Ruling Affects Costs in a Medical Negligence Claim

A High Court judge has ruled that a plaintiff will not be able to recover the full amount of her costs in a medical negligence claim that was made successfully against the HSE.

The case of Madeline Wright v. the Health Service Executive and the Mater Misericordiae Hospital was resolved in June this year when the HSE was found negligent in the treatment of Madeline´s spine injury; however the original claim for medical negligence cited three specific incidents in which Madeline considered her treatment negligent – including allegations made against her orthopaedic surgeon, Mr Keith Synott – which were ultimately judged to be unfounded.

Therefore, whereas the costs in a medical negligence claim are usually awarded to the successful party, in Madeline Wright v. the Health Service Executive and the Mater Misericordiae Hospital Ms Justice Mary Irvine penalised Madeline for making unfounded claims and only awarded her 65% costs against the expenses she and her legal team had accrued in the presentation and resolution of her claim.
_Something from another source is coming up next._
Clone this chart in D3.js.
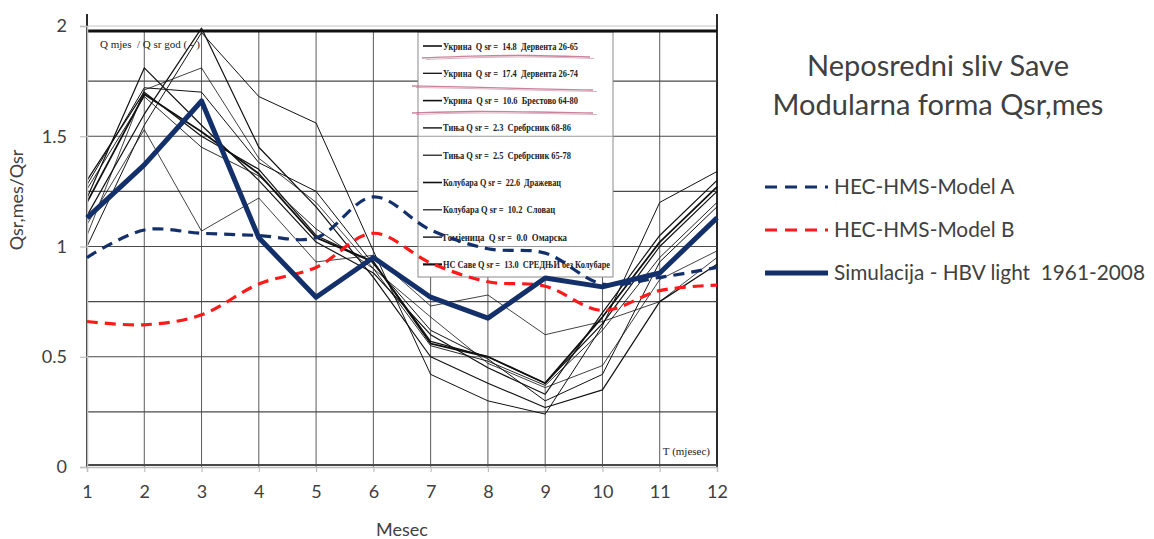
<!DOCTYPE html>
<html><head><meta charset="utf-8">
<script src="https://cdn.jsdelivr.net/npm/d3@7"></script>
<style>
html,body{margin:0;padding:0;background:#fff;}
svg{display:block;}
text{white-space:pre;}
</style></head>
<body>
<svg id="chart" width="1154" height="539"></svg>
<script>
// ---------- DATA ----------
const months = [1,2,3,4,5,6,7,8,9,10,11,12];
const yTicks = [0, 0.5, 1, 1.5, 2];
const scanGrid = [0, 0.25, 0.5, 0.75, 1, 1.25, 1.5, 1.75];

const modelA = [0.95, 1.075, 1.06, 1.05, 1.04, 1.225, 1.075, 0.99, 0.97, 0.83, 0.86, 0.905];
const modelB = [0.66, 0.645, 0.69, 0.83, 0.905, 1.06, 0.925, 0.84, 0.82, 0.71, 0.80, 0.825];
const hbv    = [1.13, 1.37, 1.66, 1.04, 0.77, 0.95, 0.77, 0.675, 0.857, 0.817, 0.88, 1.13];

const stationNames = [
  "Укрина  Q sr =  14.8  Дервента 26-65",
  "Укрина  Q sr =  17.4  Дервента 26-74",
  "Укрина  Q sr =  10.6  Брестово 64-80",
  "Тиња Q sr =  2.3  Сребрсник 68-86",
  "Тиња Q sr =  2.5  Сребрсник 65-78",
  "Колубара Q sr =  22.6  Дражевац",
  "Колубара Q sr =  10.2  Словац",
  "Гомјеница  Q sr =  0.0  Омарска",
  "НС Саве Q sr =  13.0  СРЕДЊИ без Колубаре"
];
const stationTextWidths = [135, 135, 135, 128, 128, 118, 112, 124, 167];
const st1 = [1.30, 1.70, 1.50, 1.35, 1.05, 0.93, 0.57, 0.50, 0.38, 0.65, 1.00, 1.25];
const st2 = [1.26, 1.68, 1.45, 1.32, 1.08, 0.90, 0.55, 0.48, 0.37, 0.62, 0.95, 1.20];
const st3 = [1.22, 1.81, 1.55, 1.30, 1.02, 0.88, 0.60, 0.45, 0.33, 0.70, 1.05, 1.30];
const st4 = [1.00, 1.55, 1.97, 1.68, 1.56, 0.98, 0.42, 0.30, 0.24, 0.64, 1.20, 1.34];
const st5 = [1.10, 1.53, 1.07, 1.22, 0.93, 0.96, 0.73, 0.78, 0.60, 0.66, 0.75, 0.95];
const st6 = [1.14, 1.60, 1.99, 1.45, 1.18, 0.86, 0.50, 0.38, 0.27, 0.35, 0.75, 0.92];
const st7 = [1.05, 1.71, 1.81, 1.40, 1.20, 0.90, 0.68, 0.47, 0.36, 0.46, 0.85, 0.98];
const st8 = [1.28, 1.72, 1.70, 1.38, 1.25, 0.92, 0.62, 0.49, 0.30, 0.42, 0.93, 1.18];
const st9 = [1.20, 1.69, 1.52, 1.33, 1.04, 0.93, 0.56, 0.50, 0.38, 0.68, 1.02, 1.27];
const stations = [st1, st2, st3, st4, st5, st6, st7, st8, st9];
const stationWidths = [1.2, 0.9, 1.2, 1, 0.8, 1.2, 0.8, 1, 1.8];

const titleLines = ["Neposredni sliv Save", "Modularna forma Qsr,mes"];
const legendLabels = ["HEC-HMS-Model A", "HEC-HMS-Model B", "Simulacija - HBV light  1961-2008"];

// ---------- DRAW ----------
const svg = d3.select("#chart");
const navy = "#13306a", red = "#ff1a1a", axisGray = "#bfbfbf", textGray = "#404040";
const x = d3.scaleLinear().domain([1, 12]).range([87, 717]);
const y = d3.scaleLinear().domain([0, 2]).range([467, 26]);

// Excel gridline at 2
svg.append("line").attr("x1", x(1)).attr("x2", x(12)).attr("y1", y(2)).attr("y2", y(2))
  .attr("stroke", "#d9d9d9").attr("stroke-width", 1.5);

// scanned grid: verticals
const g = svg.append("g");
g.selectAll("line.v").data(months.slice(1, 11)).join("line")
  .attr("x1", d => x(d)).attr("x2", d => x(d))
  .attr("y1", y(1.98)).attr("y2", y(0))
  .attr("stroke", "#5a5a5a").attr("stroke-width", 1);
// scanned frame edges
[1, 12].forEach(m => {
  g.append("line").attr("x1", x(m)).attr("x2", x(m)).attr("y1", 14).attr("y2", y(0))
    .attr("stroke", "#2a2a2a").attr("stroke-width", 2);
});
// scanned horizontals
g.selectAll("line.h").data(scanGrid).join("line")
  .attr("x1", x(1)).attr("x2", x(12))
  .attr("y1", d => y(d) + (d === 0 ? -2 : 0)).attr("y2", d => y(d) + (d === 0 ? -2 : 0))
  .attr("stroke", "#4a4a4a").attr("stroke-width", d => d === 0 ? 2 : 1.1);

// station lines
const line = d3.line().x((d, i) => x(months[i])).y(d => y(d));
svg.append("g").selectAll("path").data(stations).join("path")
  .attr("d", d => line(d)).attr("fill", "none")
  .attr("stroke", "#111").attr("stroke-width", (d, i) => stationWidths[i])
  .attr("stroke-linejoin", "round");

// scanned legend box
const bx = 418, bw = 195, by = 32, bh = 245;
svg.append("rect").attr("x", bx).attr("y", by).attr("width", bw).attr("height", bh)
  .attr("fill", "#fff").attr("stroke", "#8a8a8a").attr("stroke-width", 1);
[1.5, 1].forEach(v => {
  svg.append("line").attr("x1", bx).attr("x2", bx + bw).attr("y1", y(v)).attr("y2", y(v))
    .attr("stroke", "#9a9a9a").attr("stroke-width", 1.2);
});
const rowY = i => 46 + i * 27.3;
const lg = svg.append("g");
stationNames.forEach((name, i) => {
  lg.append("line").attr("x1", 423).attr("x2", 442).attr("y1", rowY(i)).attr("y2", rowY(i))
    .attr("stroke", "#111").attr("stroke-width", stationWidths[i] + 0.4);
  lg.append("text").attr("x", 443).attr("y", rowY(i) + 3.5)
    .attr("font-family", "Liberation Serif, serif").attr("font-size", 10)
    .attr("font-weight", "bold").attr("fill", "#222")
    .attr("textLength", stationTextWidths[i]).attr("lengthAdjust", "spacingAndGlyphs")
    .text(name);
});
// hand-drawn pink underlines of the scan
const scribble = d3.line().curve(d3.curveBasis);
[[[422, 58], [470, 56], [530, 55], [590, 57]],
 [[412, 86], [470, 87], [540, 89], [593, 90]],
 [[412, 113], [470, 111], [540, 112], [593, 113]]].forEach(pts => {
  lg.append("path").attr("d", scribble(pts)).attr("fill", "none")
    .attr("stroke", "#b8577c").attr("stroke-width", 1.3).attr("opacity", 0.75);
  lg.append("path").attr("d", scribble(pts.map(p => [p[0] + 4, p[1] + 1.5]))).attr("fill", "none")
    .attr("stroke", "#c77b96").attr("stroke-width", 1).attr("opacity", 0.6);
});

// thick top line of the scan
svg.append("line").attr("x1", x(1)).attr("x2", x(12)).attr("y1", 31).attr("y2", 31)
  .attr("stroke", "#111").attr("stroke-width", 3);

// scanned annotations
svg.append("text").attr("x", 100).attr("y", 48)
  .attr("font-family", "Liberation Serif, serif").attr("font-size", 11).attr("fill", "#222")
  .text("Q mjes  / Q sr god ( - )");
svg.append("text").attr("x", 710).attr("y", 455).attr("text-anchor", "end")
  .attr("font-family", "Liberation Serif, serif").attr("font-size", 11).attr("fill", "#222")
  .text("T (mjesec)");

// Excel axes
const yAxis = svg.append("g").attr("transform", `translate(${x(1)},0)`)
  .call(d3.axisLeft(y).tickValues(yTicks).tickSize(7).tickPadding(13).tickFormat(d => String(d)));
const xAxis = svg.append("g").attr("transform", `translate(0,${y(0)})`)
  .call(d3.axisBottom(x).tickValues(months).tickSize(5).tickPadding(13).tickFormat(d => String(d)));
[yAxis, xAxis].forEach(a => {
  a.selectAll("path").attr("stroke", axisGray).attr("stroke-width", 1.5);
  a.selectAll("line").attr("stroke", axisGray).attr("stroke-width", 1.2);
  a.selectAll("text").attr("fill", textGray).attr("font-family", "Lato, sans-serif").attr("font-size", 18);
});

// model series
const smooth = d3.line().x((d, i) => x(months[i])).y(d => y(d)).curve(d3.curveCatmullRom.alpha(0.5));
svg.append("path").attr("d", smooth(modelB)).attr("fill", "none")
  .attr("stroke", red).attr("stroke-width", 3.2).attr("stroke-dasharray", "11,7");
svg.append("path").attr("d", smooth(modelA)).attr("fill", "none")
  .attr("stroke", navy).attr("stroke-width", 3.2).attr("stroke-dasharray", "11,7");
svg.append("path").attr("d", line(hbv)).attr("fill", "none")
  .attr("stroke", navy).attr("stroke-width", 5).attr("stroke-linejoin", "round");

// axis titles
svg.append("text").attr("transform", "translate(23,200) rotate(-90)").attr("text-anchor", "middle")
  .attr("font-family", "Lato, sans-serif").attr("font-size", 18).attr("fill", textGray)
  .text("Qsr,mes/Qsr");
svg.append("text").attr("x", 402).attr("y", 536).attr("text-anchor", "middle")
  .attr("font-family", "Lato, sans-serif").attr("font-size", 18).attr("fill", textGray)
  .text("Mesec");

// chart title
svg.selectAll("text.title").data(titleLines).join("text")
  .attr("x", 938).attr("y", (d, i) => 76 + i * 39).attr("text-anchor", "middle")
  .attr("font-family", "Lato, sans-serif").attr("font-size", 29).attr("fill", textGray)
  .text(d => d);

// legend
const legStyles = [
  {stroke: navy, dash: "12,8", w: 3.2},
  {stroke: red, dash: "12,8", w: 3.2},
  {stroke: navy, dash: null, w: 5}
];
legendLabels.forEach((lab, i) => {
  const ly = 187 + i * 43;
  svg.append("line").attr("x1", 765).attr("x2", 828).attr("y1", ly).attr("y2", ly)
    .attr("stroke", legStyles[i].stroke).attr("stroke-width", legStyles[i].w)
    .attr("stroke-dasharray", legStyles[i].dash);
  svg.append("text").attr("x", 834).attr("y", ly + 7)
    .attr("font-family", "Lato, sans-serif").attr("font-size", 20.8).attr("fill", textGray)
    .text(lab);
});
</script>
</body></html>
In her departure from the principal of “costs follow the event”, Ms Justice Mary Irvine said “I am satisfied that regardless of the fact that the plaintiff only succeeded on the last of what I consider to have been four separate legs of her claim that she must nonetheless be deemed to be the overall winner of proceedings in which the defendants denied any liability and in the course of which she duly established a right to compensation she would not otherwise have been able to recover”.
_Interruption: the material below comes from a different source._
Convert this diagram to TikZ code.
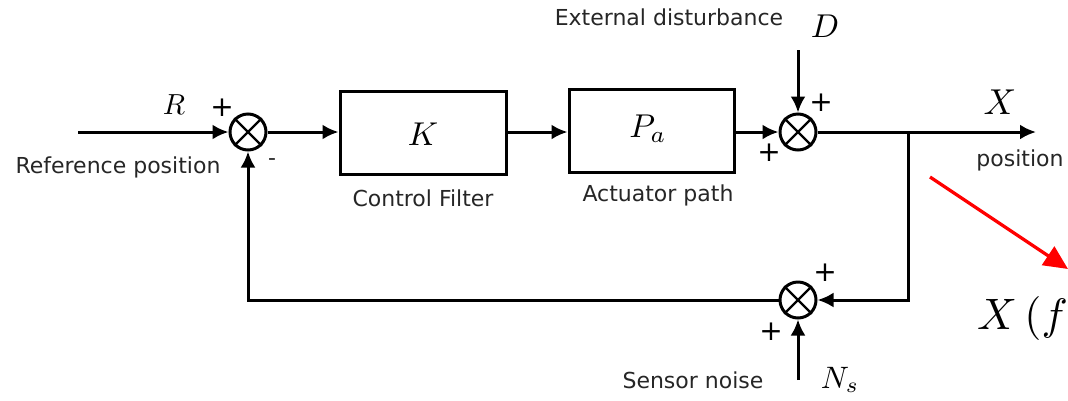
\documentclass[tikz,border=0pt]{standalone}
\usepackage{graphicx}
\usepackage{fontspec}
\setsansfont{DejaVu Sans}
\usetikzlibrary{arrows.meta}
\newcommand{\mysym}[2]{\scalebox{#1}{$#2$}}
\begin{document}
\begin{tikzpicture}[x=1pt,y=-1pt,
  wire/.style={line width=3pt},
  sig/.style={wire,-{Latex[length=16pt,width=15pt]}},
  blockbox/.style={draw,line width=3pt,inner sep=0pt},
  sumj/.style={draw,circle,line width=3pt,minimum size=36pt,inner sep=0pt},
  lbl/.style={font=\sffamily\fontsize{22}{26}\selectfont,text=black!85,inner sep=0pt},
  sgn/.style={font=\sffamily\fontsize{28}{30}\selectfont,text=black,inner sep=0pt},
  mth/.style={inner sep=0pt,font=\fontsize{10}{12}\selectfont}
]
\useasboundingbox (0,0) rectangle (1068,400);
% blocks
\node[blockbox,minimum width=166pt,minimum height=83pt] (K) at (423,132.5) {};
\node[mth] (Klab) at (423,134) {\mysym{3.3}{K}};
\node[blockbox,minimum width=165pt,minimum height=83pt] (Pa) at (651.5,131) {};
\node[mth] (Palab) at (648,129) {\mysym{3.3}{P_a}};
\node[lbl] (cf) at (423,198) {Control Filter};
\node[lbl] (ap) at (658,195) {Actuator path};
% summing junctions
\node[sumj] (j1) at (248,132) {};
\node[sumj] (j2) at (798,132) {};
\node[sumj] (j3) at (798,300) {};
\foreach \j in {j1,j2,j3}{
  \draw[wire,line width=2.4pt] (\j.north west) -- (\j.south east) (\j.north east) -- (\j.south west);
}
% coordinates
\coordinate (rin) at (78,132);
\coordinate (din) at (798,50);
\coordinate (nin) at (798,380);
\coordinate (xout) at (1036,132);
\coordinate (br) at (908,132);
\coordinate (fbc) at (248,300);
\coordinate (ra) at (930,177);
\coordinate (rb) at (1068,269);
% connectors
\draw[sig] (rin) -- (j1.west);
\draw[sig] (j1.east) -- (j1.east -| K.west);
\draw[sig] (K.east |- j1) -- (j1 -| Pa.west);
\draw[sig] (Pa.east |- j2) -- (j2.west);
\draw[sig] (din) -- (j2.north);
\draw[sig] (j2.east) -- (xout);
\draw[sig] (br) -- (br |- j3) -- (j3.east);
\draw[sig] (nin) -- (j3.south);
\draw[sig] (j3.west) -- (fbc) -- (j1.south);
\draw[line width=3.2pt,red,-{Triangle[length=24pt,width=22pt]}] (ra) -- (rb);
% labels
\node[mth] (Rl) at (174,105) {\mysym{2.9}{R}};
\node[sgn] (p1) at (222,108) {+};
\node[lbl] (m1) at (272,162) {-};
\node[lbl] (refpos) at (118,167) {Reference position};
\node[mth] (Dl) at (825,26) {\mysym{3.3}{D}};
\node[lbl] (ext) at (669,17) {External disturbance};
\node[sgn] (p2a) at (821,103) {+};
\node[sgn] (p2b) at (769,153) {+};
\node[mth] (Xl) at (1000,102) {\mysym{3.6}{X}};
\node[lbl] (pos) at (1020,160) {position};
\node[sgn] (p3a) at (825,273) {+};
\node[sgn] (p3b) at (771,332) {+};
\node[mth] (Nl) at (840,380) {\mysym{3.1}{N_s}};
\node[lbl] (sn) at (693,380) {Sensor noise};
\node[mth,anchor=west] (Xf) at (977,318) {\mysym{4.4}{X\,(f}};
\end{tikzpicture}
\end{document}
The judge added that the proceedings were of a complex variety, and that the duration of the proceedings was significantly extended due to the allegations of negligence which were not substantiated, and which greatly increased the costs of the medical negligence claim to both parties.
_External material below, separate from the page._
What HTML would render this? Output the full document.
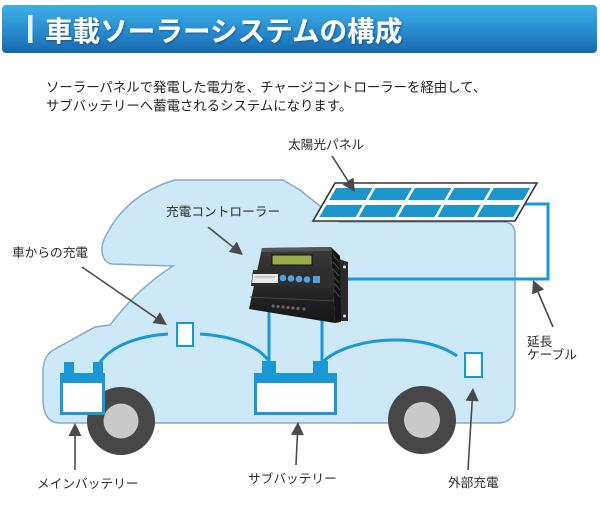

Ms Justice Mary Irvine felt that only 20% of the evidence presented in court related to the HSE negligence for which Madeline was ultimately compensated, and she said that she was tempted to make a costs order in favour of the HSE for successfully defending many of the unsubstantiated allegations.

“However”, the judge concluded “as this practice has not to date been customary in this type of litigation, I have decided against such an approach in the present case and will do no more than reflect in a proportionate way the plaintiff’s failure to succeed on this issue when reducing the level of costs to which she is entitled”.